If you were from my generation and unlucky enough to be born in Britain, then getting appropriate training on the violin was hard. Many of us bravely soldiered on through the ABRSM exams without much in the way of efficient technical training until we could finally breathe a sigh of relief and go around boasting we had ‘passed Grade 8.’ (Somewhat akin to having passed one’s driving test.)
This paucity of training was exemplified in the dreaded ‘scales’ which became incrementally more frustrating as one moved up the grades. The typical approach to teaching them was to chuck the Wessely Scale Manual at the hapless student and patiently listen to them being massacred week-in, week-out with not much advice on how to improve them. This situation has been greatly relieved with the publishing of Simon Fischer’s Scale Manual but I have to confess that I still get flashbacks, when people start talking about three-octave scales.
Joking aside, as someone with very limited practice time, I am only interested in concepts, approaches and exercises that maximize efficiency within a very small space, as it were. I often get good ideas for this kind of approach from Daniel Kurganov’s Youtube videos which I think are a must-watch. Recently he released one about playing scales using only two fingers. In fact, as his typical of his imaginative and probing approach, he offers three sets of scale exercises we can choose from: Hrimaly, Yost and Zdenek Gola. I was kind of chuffed because I have been using two finger scales for quite a while, finding them significantly more efficient than regular three octave scales.
However, rather than the aforementioned material I use the exercises from an old book by Albert Sammons which seems to me to be very much out of fashion these days. This is a tragedy since The Secret Of Technique In Violin Playing does actually offer a huge range of subtle exercises which clearly shows his profound understanding of what underlies the highest level of violin playing. Among this plethora of brilliance is an emphasis on two-finger scales, in particular playing C major, three-octaves, using only the 3rd and 4th finger. (Regular practice of this last line will do wonders for your technical facility). I don’t use the range of practice ideas Daniel offers. Just keep the fingers down, resting on the string as much as possible. Anyway, the reason why these kind of scales are cost-saving is because they increase the amount of (useful) work one does in the space available.
In the same way, having absorbed the principles of Rodney Friend’s new book (The Violin in Fifths) I want to apply the concepts to something I am familiar with to increase the value of that experience. My first target was the Ysaye Exercises and Scales. I would recommend these to anyone. I always enjoy the simple-looking first page.
Initially it seems like Ysaye was just building up the intonation of a scale incrementally, whereas in reality he was sending future generations the message that beautiful flowing and natural bowing is a lifetime's work, never to be stinted on. In a different Kurganov video, Daniel describes them as a kind of meditation, which I agree with. However, it is the kind of meditation that involved very active thinking and experimentation. For example, one would be well-advised to use these simple string-crossing long bow exercises for such things as practicing dynamics; for finger placement timing in the descending part; and, of course, for vibrato, vibrato and vibrato.
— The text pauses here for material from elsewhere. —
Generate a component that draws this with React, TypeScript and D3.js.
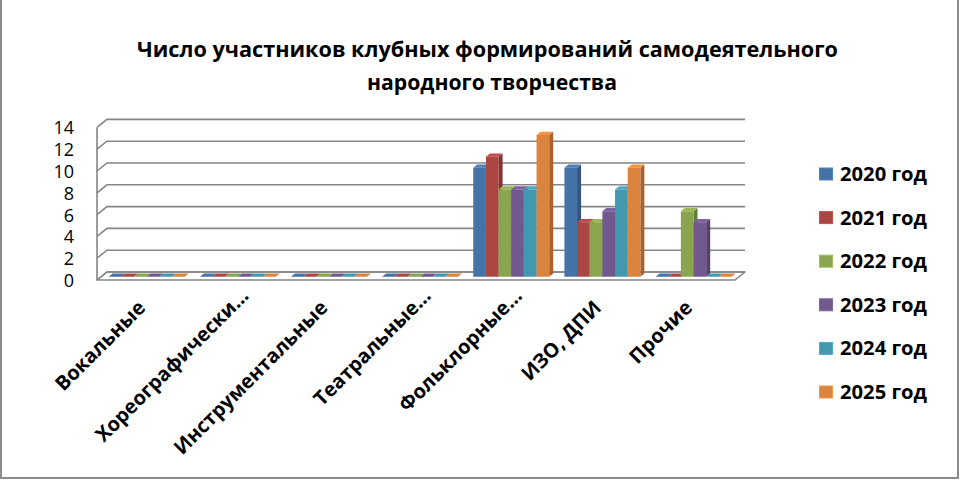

Getting back to the Rodney Friend stuff, the basic question to ask is, "What do you do if you hit a note out of tune?" That is the weakness of these kind of exercises: It is all too easy to just carry on and then let that little bit of bad intonation build into one’s system. To solve this problem, I practice each variation in fifths first, and then play it as written.
I can sort of hear some wincing in the ether, at the mention of fifths but, honestly speaking, they are not a difficult double-stop at all. This is one of the great self-perpetuating rumors that Accolay started. In fact, the point is not that they are difficult, but rather that we avoid practicing them for no reason I am aware of. The Rodney Friend book explains in no uncertain terms why we should, and how much simpler it makes violin playing. Applying the principle of playing a passage in fifths to the Ysaye is indeed, a considerable time-saver. No two fingers needed here!